- COLLECTED DATA:
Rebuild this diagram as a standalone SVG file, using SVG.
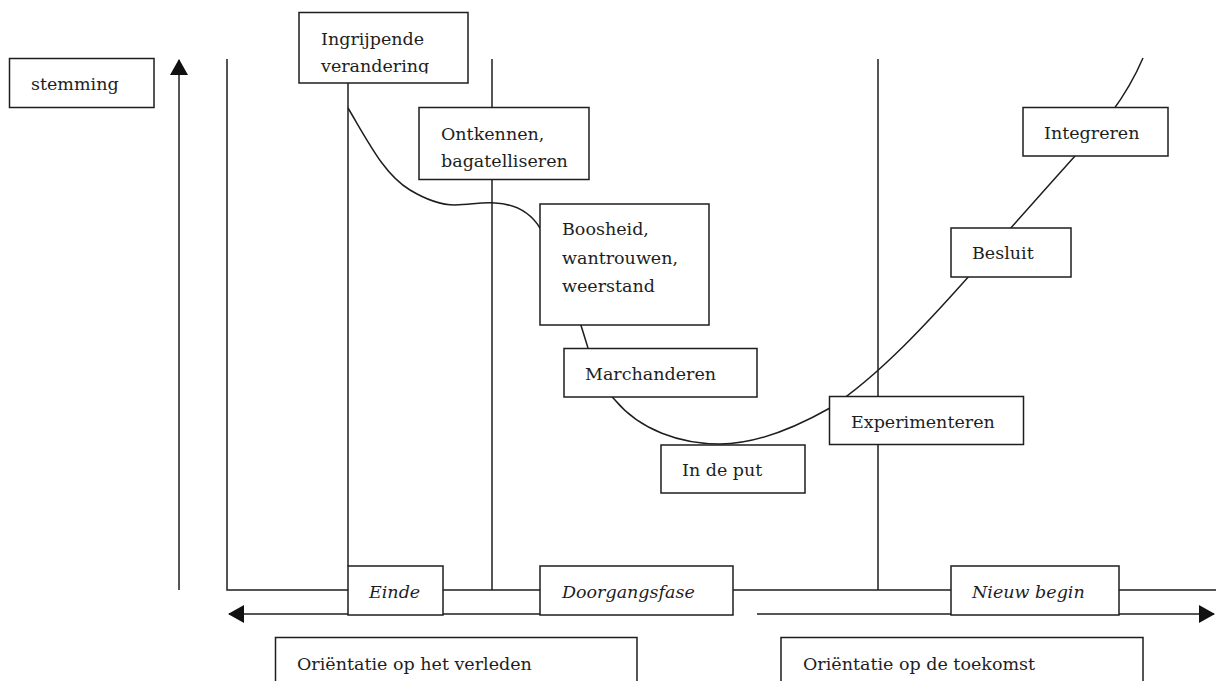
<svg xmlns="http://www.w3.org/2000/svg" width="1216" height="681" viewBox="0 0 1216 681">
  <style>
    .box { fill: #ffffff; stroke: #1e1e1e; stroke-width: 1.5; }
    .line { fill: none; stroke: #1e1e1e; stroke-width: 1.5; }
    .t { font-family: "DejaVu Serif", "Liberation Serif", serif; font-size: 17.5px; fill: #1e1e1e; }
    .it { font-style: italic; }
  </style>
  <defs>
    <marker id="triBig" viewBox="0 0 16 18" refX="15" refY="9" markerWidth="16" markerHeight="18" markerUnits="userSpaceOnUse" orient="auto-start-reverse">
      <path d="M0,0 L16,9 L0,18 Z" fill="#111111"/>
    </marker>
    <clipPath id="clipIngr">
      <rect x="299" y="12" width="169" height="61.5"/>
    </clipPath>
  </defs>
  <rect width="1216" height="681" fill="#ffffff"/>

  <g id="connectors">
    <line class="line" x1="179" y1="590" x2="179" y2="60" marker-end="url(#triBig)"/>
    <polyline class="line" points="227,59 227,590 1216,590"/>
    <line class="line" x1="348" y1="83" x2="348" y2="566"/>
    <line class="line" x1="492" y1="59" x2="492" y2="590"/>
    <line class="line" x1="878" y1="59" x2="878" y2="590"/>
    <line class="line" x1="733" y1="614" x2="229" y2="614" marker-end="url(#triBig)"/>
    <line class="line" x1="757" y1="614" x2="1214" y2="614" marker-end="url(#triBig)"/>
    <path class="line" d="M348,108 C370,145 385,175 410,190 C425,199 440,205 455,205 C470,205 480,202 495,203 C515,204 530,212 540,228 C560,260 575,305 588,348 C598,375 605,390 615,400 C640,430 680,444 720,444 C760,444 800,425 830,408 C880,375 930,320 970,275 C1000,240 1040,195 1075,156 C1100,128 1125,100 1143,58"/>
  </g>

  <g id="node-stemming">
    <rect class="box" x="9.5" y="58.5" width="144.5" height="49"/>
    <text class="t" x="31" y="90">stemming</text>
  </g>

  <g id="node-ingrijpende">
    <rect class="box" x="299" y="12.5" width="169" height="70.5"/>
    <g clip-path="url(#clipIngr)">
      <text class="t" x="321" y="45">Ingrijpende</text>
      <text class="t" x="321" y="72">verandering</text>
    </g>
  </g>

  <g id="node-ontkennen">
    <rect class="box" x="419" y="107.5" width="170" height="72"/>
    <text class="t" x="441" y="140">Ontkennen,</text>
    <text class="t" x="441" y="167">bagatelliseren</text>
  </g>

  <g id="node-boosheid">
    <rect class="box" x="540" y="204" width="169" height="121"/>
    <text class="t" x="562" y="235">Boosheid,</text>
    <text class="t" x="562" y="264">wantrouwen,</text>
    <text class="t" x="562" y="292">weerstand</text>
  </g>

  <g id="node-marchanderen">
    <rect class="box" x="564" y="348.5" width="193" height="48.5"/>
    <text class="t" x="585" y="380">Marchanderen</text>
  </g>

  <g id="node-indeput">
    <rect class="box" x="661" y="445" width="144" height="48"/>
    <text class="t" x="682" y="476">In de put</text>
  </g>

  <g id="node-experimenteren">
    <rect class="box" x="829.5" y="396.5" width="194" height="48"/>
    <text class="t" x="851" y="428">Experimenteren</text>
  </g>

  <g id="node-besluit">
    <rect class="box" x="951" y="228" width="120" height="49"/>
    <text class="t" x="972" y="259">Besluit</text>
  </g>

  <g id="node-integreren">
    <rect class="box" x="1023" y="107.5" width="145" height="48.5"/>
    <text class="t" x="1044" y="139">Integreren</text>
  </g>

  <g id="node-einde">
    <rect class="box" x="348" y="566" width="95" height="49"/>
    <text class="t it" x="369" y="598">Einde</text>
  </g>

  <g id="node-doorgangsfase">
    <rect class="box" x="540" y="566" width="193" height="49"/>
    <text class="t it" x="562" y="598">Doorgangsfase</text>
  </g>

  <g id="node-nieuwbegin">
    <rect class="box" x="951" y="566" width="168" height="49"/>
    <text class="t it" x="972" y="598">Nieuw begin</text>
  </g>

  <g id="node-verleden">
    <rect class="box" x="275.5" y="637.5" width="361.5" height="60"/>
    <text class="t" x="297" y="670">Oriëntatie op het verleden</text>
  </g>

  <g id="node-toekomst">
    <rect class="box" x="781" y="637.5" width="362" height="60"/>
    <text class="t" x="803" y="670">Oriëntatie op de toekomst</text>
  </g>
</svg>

- TASK TO CARRY OUT: Quote the data above in full, leaving out the pictures it holds.

- THE RESULT:
Rebuild this diagram as a standalone SVG file, using SVG.
<svg xmlns="http://www.w3.org/2000/svg" width="1216" height="681" viewBox="0 0 1216 681">
  <style>
    .box { fill: #ffffff; stroke: #1e1e1e; stroke-width: 1.5; }
    .line { fill: none; stroke: #1e1e1e; stroke-width: 1.5; }
    .t { font-family: "DejaVu Serif", "Liberation Serif", serif; font-size: 17.5px; fill: #1e1e1e; }
    .it { font-style: italic; }
  </style>
  <defs>
    <marker id="triBig" viewBox="0 0 16 18" refX="15" refY="9" markerWidth="16" markerHeight="18" markerUnits="userSpaceOnUse" orient="auto-start-reverse">
      <path d="M0,0 L16,9 L0,18 Z" fill="#111111"/>
    </marker>
    <clipPath id="clipIngr">
      <rect x="299" y="12" width="169" height="61.5"/>
    </clipPath>
  </defs>
  <rect width="1216" height="681" fill="#ffffff"/>

  <g id="connectors">
    <line class="line" x1="179" y1="590" x2="179" y2="60" marker-end="url(#triBig)"/>
    <polyline class="line" points="227,59 227,590 1216,590"/>
    <line class="line" x1="348" y1="83" x2="348" y2="566"/>
    <line class="line" x1="492" y1="59" x2="492" y2="590"/>
    <line class="line" x1="878" y1="59" x2="878" y2="590"/>
    <line class="line" x1="733" y1="614" x2="229" y2="614" marker-end="url(#triBig)"/>
    <line class="line" x1="757" y1="614" x2="1214" y2="614" marker-end="url(#triBig)"/>
    <path class="line" d="M348,108 C370,145 385,175 410,190 C425,199 440,205 455,205 C470,205 480,202 495,203 C515,204 530,212 540,228 C560,260 575,305 588,348 C598,375 605,390 615,400 C640,430 680,444 720,444 C760,444 800,425 830,408 C880,375 930,320 970,275 C1000,240 1040,195 1075,156 C1100,128 1125,100 1143,58"/>
  </g>

  <g id="node-stemming">
    <rect class="box" x="9.5" y="58.5" width="144.5" height="49"/>
    <text class="t" x="31" y="90">stemming</text>
  </g>

  <g id="node-ingrijpende">
    <rect class="box" x="299" y="12.5" width="169" height="70.5"/>
    <g clip-path="url(#clipIngr)">
      <text class="t" x="321" y="45">Ingrijpende</text>
      <text class="t" x="321" y="72">verandering</text>
    </g>
  </g>

  <g id="node-ontkennen">
    <rect class="box" x="419" y="107.5" width="170" height="72"/>
    <text class="t" x="441" y="140">Ontkennen,</text>
    <text class="t" x="441" y="167">bagatelliseren</text>
  </g>

  <g id="node-boosheid">
    <rect class="box" x="540" y="204" width="169" height="121"/>
    <text class="t" x="562" y="235">Boosheid,</text>
    <text class="t" x="562" y="264">wantrouwen,</text>
    <text class="t" x="562" y="292">weerstand</text>
  </g>

  <g id="node-marchanderen">
    <rect class="box" x="564" y="348.5" width="193" height="48.5"/>
    <text class="t" x="585" y="380">Marchanderen</text>
  </g>

  <g id="node-indeput">
    <rect class="box" x="661" y="445" width="144" height="48"/>
    <text class="t" x="682" y="476">In de put</text>
  </g>

  <g id="node-experimenteren">
    <rect class="box" x="829.5" y="396.5" width="194" height="48"/>
    <text class="t" x="851" y="428">Experimenteren</text>
  </g>

  <g id="node-besluit">
    <rect class="box" x="951" y="228" width="120" height="49"/>
    <text class="t" x="972" y="259">Besluit</text>
  </g>

  <g id="node-integreren">
    <rect class="box" x="1023" y="107.5" width="145" height="48.5"/>
    <text class="t" x="1044" y="139">Integreren</text>
  </g>

  <g id="node-einde">
    <rect class="box" x="348" y="566" width="95" height="49"/>
    <text class="t it" x="369" y="598">Einde</text>
  </g>

  <g id="node-doorgangsfase">
    <rect class="box" x="540" y="566" width="193" height="49"/>
    <text class="t it" x="562" y="598">Doorgangsfase</text>
  </g>

  <g id="node-nieuwbegin">
    <rect class="box" x="951" y="566" width="168" height="49"/>
    <text class="t it" x="972" y="598">Nieuw begin</text>
  </g>

  <g id="node-verleden">
    <rect class="box" x="275.5" y="637.5" width="361.5" height="60"/>
    <text class="t" x="297" y="670">Oriëntatie op het verleden</text>
  </g>

  <g id="node-toekomst">
    <rect class="box" x="781" y="637.5" width="362" height="60"/>
    <text class="t" x="803" y="670">Oriëntatie op de toekomst</text>
  </g>
</svg>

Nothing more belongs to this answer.